* Start *
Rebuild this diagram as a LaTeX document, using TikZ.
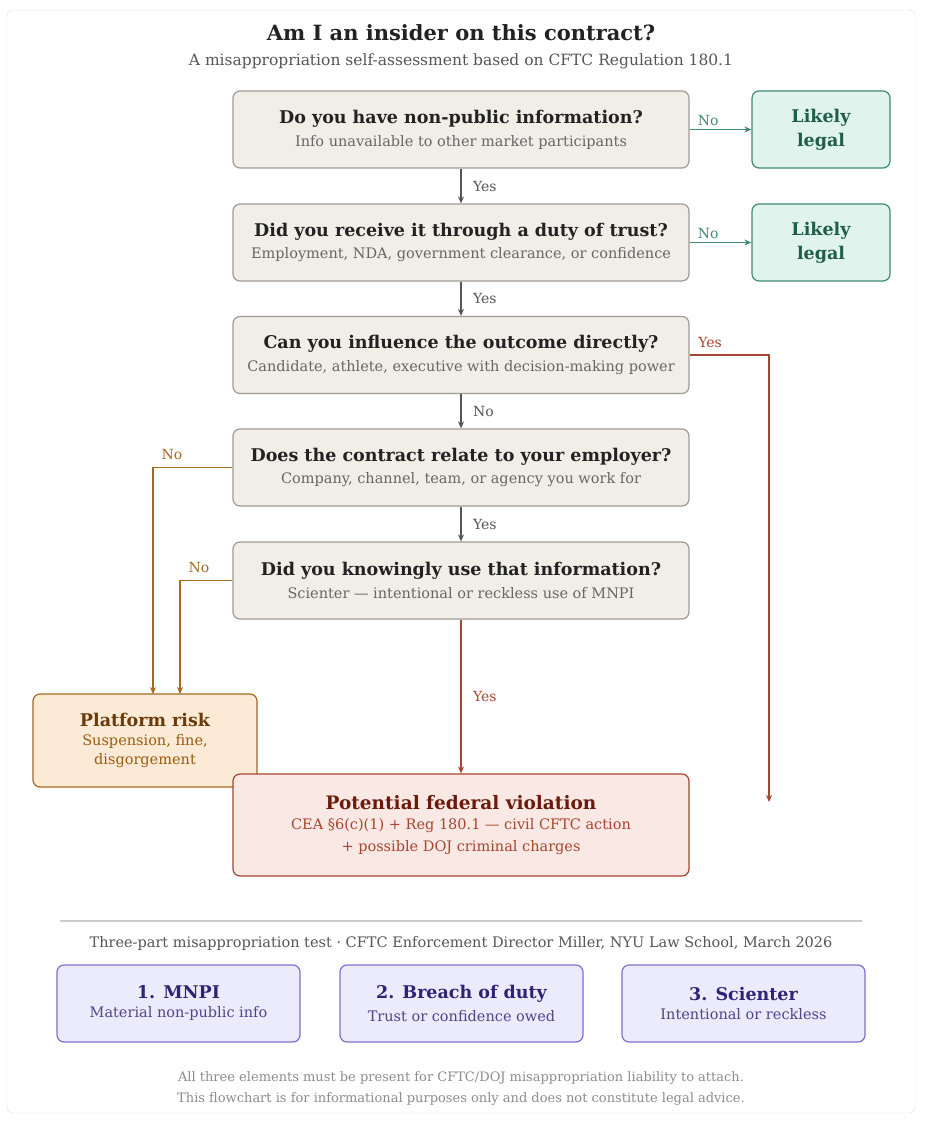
\documentclass[tikz,border=0pt]{standalone}
\usepackage{fontspec}
\setmainfont{DejaVu Serif}
\usetikzlibrary{arrows.meta}
\definecolor{qfill}{HTML}{F1EEE8}\definecolor{qdraw}{HTML}{A09C94}
\definecolor{gfill}{HTML}{E0F3EC}\definecolor{gdraw}{HTML}{3E8C6E}\definecolor{gtext}{HTML}{1F5E48}
\definecolor{ofill}{HTML}{FBEBD6}\definecolor{odraw}{HTML}{A8681E}\definecolor{otext}{HTML}{6B3A0A}\definecolor{osub}{HTML}{9A5A10}
\definecolor{rfill}{HTML}{F9E8E4}\definecolor{rdraw}{HTML}{A8452E}\definecolor{rtext}{HTML}{6B1A0A}
\definecolor{pfill}{HTML}{ECEBFC}\definecolor{pdraw}{HTML}{7C6FD0}\definecolor{ptext}{HTML}{2E2475}
\definecolor{dark}{HTML}{222222}\definecolor{gray1}{HTML}{555555}\definecolor{gray2}{HTML}{666666}
\tikzset{
 box/.style={draw, rounded corners=7pt, line width=1.2pt, align=center, inner sep=0pt},
 q/.style={box, fill=qfill, draw=qdraw, minimum width=456pt, minimum height=77pt},
 legal/.style={box, fill=gfill, draw=gdraw, text=gtext, minimum width=138pt, minimum height=77pt, font=\bfseries\fontsize{17.5}{24}\selectfont},
 cat/.style={box, fill=pfill, draw=pdraw, minimum width=243pt, minimum height=77pt},
 arr/.style={-{Stealth[length=7pt,width=6pt]}, line width=1.4pt},
 lbl/.style={font=\fontsize{14}{16}\selectfont},
}
\newcommand{\qt}[2]{{\bfseries\fontsize{17.5}{21}\selectfont\color{dark}#1}\\[7pt]{\fontsize{14.5}{17}\selectfont\color{gray2}#2}}
\begin{document}
\begin{tikzpicture}[x=1pt,y=-1pt]
\useasboundingbox (0,0) rectangle (928,1126);
\draw[rounded corners=6pt, draw=black!12, fill=white] (7,10) rectangle (915,1113);
\node[font=\bfseries\fontsize{21}{25}\selectfont, text=dark] (title) at (461,33) {Am I an insider on this contract?};
\node[font=\fontsize{15.5}{18}\selectfont, text=gray1] (sub) at (461,61) {A misappropriation self-assessment based on CFTC Regulation 180.1};
\node[q] (q1) at (461,129.5) {\qt{Do you have non-public information?}{Info unavailable to other market participants}};
\node[q] (q2) at (461,242.5) {\qt{Did you receive it through a duty of trust?}{Employment, NDA, government clearance, or confidence}};
\node[q] (q3) at (461,355) {\qt{Can you influence the outcome directly?}{Candidate, athlete, executive with decision-making power}};
\node[q] (q4) at (461,467.5) {\qt{Does the contract relate to your employer?}{Company, channel, team, or agency you work for}};
\node[q] (q5) at (461,580.5) {\qt{Did you knowingly use that information?}{Scienter --- intentional or reckless use of MNPI}};
\node[legal] (l1) at (821,129.5) {Likely\\legal};
\node[legal] (l2) at (821,242.5) {Likely\\legal};
\node[box, fill=ofill, draw=odraw, minimum width=224pt, minimum height=93pt] (pr) at (145,740.5)
 {\qt{\color{otext}Platform risk}{\color{osub}Suspension, fine,}\\[4pt]{\fontsize{14.5}{17}\selectfont\color{osub}disgorgement}};
\node[box, fill=rfill, draw=rdraw, minimum width=456pt, minimum height=102pt] (fv) at (461,825)
 {{\bfseries\fontsize{18.5}{22}\selectfont\color{rtext}Potential federal violation}\\[8pt]{\fontsize{14.5}{17}\selectfont\color{rdraw}CEA §6(c)(1) + Reg 180.1 --- civil CFTC action}\\[6pt]{\fontsize{14.5}{17}\selectfont\color{rdraw}+ possible DOJ criminal charges}};
% connectors
\draw[arr, draw=gray1] (q1) -- node[lbl, right=8pt, text=gray1]{Yes} (q2);
\draw[arr, draw=gray1] (q2) -- node[lbl, right=8pt, text=gray1]{Yes} (q3);
\draw[arr, draw=gray1] (q3) -- node[lbl, right=8pt, text=gray1]{No} (q4);
\draw[arr, draw=gray1] (q4) -- node[lbl, right=8pt, text=gray1]{Yes} (q5);
\draw[arr, draw=gdraw] (q1.east) -- node[lbl, above, pos=0.3, text=gdraw]{No} (l1.west);
\draw[arr, draw=gdraw] (q2.east) -- node[lbl, above, pos=0.3, text=gdraw]{No} (l2.west);
\coordinate (yend) at (769,802);
\draw[arr, draw=rdraw] (q3.east) -- (769,355) -- (yend);
\node[lbl, text=rdraw] (ylab) at (710,342) {Yes};
\draw[arr, draw=odraw] (q4.west) -- (153,467.5) -- (153,694);
\node[lbl, text=odraw] (n1) at (172,454) {No};
\draw[arr, draw=odraw] (q5.west) -- (180,580.5) -- (180,694);
\node[lbl, text=odraw] (n2) at (199,567) {No};
\draw[arr, draw=rdraw] (q5) -- node[lbl, right=8pt, text=rdraw]{Yes} (fv);
% footer
\draw[draw=black!20, line width=1.2pt] (60,921) -- (862,921);
\node[font=\fontsize{14.5}{17}\selectfont, text=gray1] (ft) at (461,943) {Three-part misappropriation test · CFTC Enforcement Director Miller, NYU Law School, March 2026};
\node[cat] (c1) at (178.5,1003.5) {\qt{\color{ptext}1. MNPI}{\color{ptext!85}Material non-public info}};
\node[cat] (c2) at (461.5,1003.5) {\qt{\color{ptext}2. Breach of duty}{\color{ptext!85}Trust or confidence owed}};
\node[cat] (c3) at (743.5,1003.5) {\qt{\color{ptext}3. Scienter}{\color{ptext!85}Intentional or reckless}};
\node[font=\fontsize{13}{21}\selectfont, text=black!45, align=center] (fn) at (461,1088.5) {All three elements must be present for CFTC/DOJ misappropriation liability to attach.\\This flowchart is for informational purposes only and does not constitute legal advice.};
\end{tikzpicture}
\end{document}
* End *
> _Your instructions_
Transcribe all the lines above exactly, apart from the pictures.

> _Result below_
Rebuild this diagram as a LaTeX document, using TikZ.
\documentclass[tikz,border=0pt]{standalone}
\usepackage{fontspec}
\setmainfont{DejaVu Serif}
\usetikzlibrary{arrows.meta}
\definecolor{qfill}{HTML}{F1EEE8}\definecolor{qdraw}{HTML}{A09C94}
\definecolor{gfill}{HTML}{E0F3EC}\definecolor{gdraw}{HTML}{3E8C6E}\definecolor{gtext}{HTML}{1F5E48}
\definecolor{ofill}{HTML}{FBEBD6}\definecolor{odraw}{HTML}{A8681E}\definecolor{otext}{HTML}{6B3A0A}\definecolor{osub}{HTML}{9A5A10}
\definecolor{rfill}{HTML}{F9E8E4}\definecolor{rdraw}{HTML}{A8452E}\definecolor{rtext}{HTML}{6B1A0A}
\definecolor{pfill}{HTML}{ECEBFC}\definecolor{pdraw}{HTML}{7C6FD0}\definecolor{ptext}{HTML}{2E2475}
\definecolor{dark}{HTML}{222222}\definecolor{gray1}{HTML}{555555}\definecolor{gray2}{HTML}{666666}
\tikzset{
 box/.style={draw, rounded corners=7pt, line width=1.2pt, align=center, inner sep=0pt},
 q/.style={box, fill=qfill, draw=qdraw, minimum width=456pt, minimum height=77pt},
 legal/.style={box, fill=gfill, draw=gdraw, text=gtext, minimum width=138pt, minimum height=77pt, font=\bfseries\fontsize{17.5}{24}\selectfont},
 cat/.style={box, fill=pfill, draw=pdraw, minimum width=243pt, minimum height=77pt},
 arr/.style={-{Stealth[length=7pt,width=6pt]}, line width=1.4pt},
 lbl/.style={font=\fontsize{14}{16}\selectfont},
}
\newcommand{\qt}[2]{{\bfseries\fontsize{17.5}{21}\selectfont\color{dark}#1}\\[7pt]{\fontsize{14.5}{17}\selectfont\color{gray2}#2}}
\begin{document}
\begin{tikzpicture}[x=1pt,y=-1pt]
\useasboundingbox (0,0) rectangle (928,1126);
\draw[rounded corners=6pt, draw=black!12, fill=white] (7,10) rectangle (915,1113);
\node[font=\bfseries\fontsize{21}{25}\selectfont, text=dark] (title) at (461,33) {Am I an insider on this contract?};
\node[font=\fontsize{15.5}{18}\selectfont, text=gray1] (sub) at (461,61) {A misappropriation self-assessment based on CFTC Regulation 180.1};
\node[q] (q1) at (461,129.5) {\qt{Do you have non-public information?}{Info unavailable to other market participants}};
\node[q] (q2) at (461,242.5) {\qt{Did you receive it through a duty of trust?}{Employment, NDA, government clearance, or confidence}};
\node[q] (q3) at (461,355) {\qt{Can you influence the outcome directly?}{Candidate, athlete, executive with decision-making power}};
\node[q] (q4) at (461,467.5) {\qt{Does the contract relate to your employer?}{Company, channel, team, or agency you work for}};
\node[q] (q5) at (461,580.5) {\qt{Did you knowingly use that information?}{Scienter --- intentional or reckless use of MNPI}};
\node[legal] (l1) at (821,129.5) {Likely\\legal};
\node[legal] (l2) at (821,242.5) {Likely\\legal};
\node[box, fill=ofill, draw=odraw, minimum width=224pt, minimum height=93pt] (pr) at (145,740.5)
 {\qt{\color{otext}Platform risk}{\color{osub}Suspension, fine,}\\[4pt]{\fontsize{14.5}{17}\selectfont\color{osub}disgorgement}};
\node[box, fill=rfill, draw=rdraw, minimum width=456pt, minimum height=102pt] (fv) at (461,825)
 {{\bfseries\fontsize{18.5}{22}\selectfont\color{rtext}Potential federal violation}\\[8pt]{\fontsize{14.5}{17}\selectfont\color{rdraw}CEA §6(c)(1) + Reg 180.1 --- civil CFTC action}\\[6pt]{\fontsize{14.5}{17}\selectfont\color{rdraw}+ possible DOJ criminal charges}};
% connectors
\draw[arr, draw=gray1] (q1) -- node[lbl, right=8pt, text=gray1]{Yes} (q2);
\draw[arr, draw=gray1] (q2) -- node[lbl, right=8pt, text=gray1]{Yes} (q3);
\draw[arr, draw=gray1] (q3) -- node[lbl, right=8pt, text=gray1]{No} (q4);
\draw[arr, draw=gray1] (q4) -- node[lbl, right=8pt, text=gray1]{Yes} (q5);
\draw[arr, draw=gdraw] (q1.east) -- node[lbl, above, pos=0.3, text=gdraw]{No} (l1.west);
\draw[arr, draw=gdraw] (q2.east) -- node[lbl, above, pos=0.3, text=gdraw]{No} (l2.west);
\coordinate (yend) at (769,802);
\draw[arr, draw=rdraw] (q3.east) -- (769,355) -- (yend);
\node[lbl, text=rdraw] (ylab) at (710,342) {Yes};
\draw[arr, draw=odraw] (q4.west) -- (153,467.5) -- (153,694);
\node[lbl, text=odraw] (n1) at (172,454) {No};
\draw[arr, draw=odraw] (q5.west) -- (180,580.5) -- (180,694);
\node[lbl, text=odraw] (n2) at (199,567) {No};
\draw[arr, draw=rdraw] (q5) -- node[lbl, right=8pt, text=rdraw]{Yes} (fv);
% footer
\draw[draw=black!20, line width=1.2pt] (60,921) -- (862,921);
\node[font=\fontsize{14.5}{17}\selectfont, text=gray1] (ft) at (461,943) {Three-part misappropriation test · CFTC Enforcement Director Miller, NYU Law School, March 2026};
\node[cat] (c1) at (178.5,1003.5) {\qt{\color{ptext}1. MNPI}{\color{ptext!85}Material non-public info}};
\node[cat] (c2) at (461.5,1003.5) {\qt{\color{ptext}2. Breach of duty}{\color{ptext!85}Trust or confidence owed}};
\node[cat] (c3) at (743.5,1003.5) {\qt{\color{ptext}3. Scienter}{\color{ptext!85}Intentional or reckless}};
\node[font=\fontsize{13}{21}\selectfont, text=black!45, align=center] (fn) at (461,1088.5) {All three elements must be present for CFTC/DOJ misappropriation liability to attach.\\This flowchart is for informational purposes only and does not constitute legal advice.};
\end{tikzpicture}
\end{document}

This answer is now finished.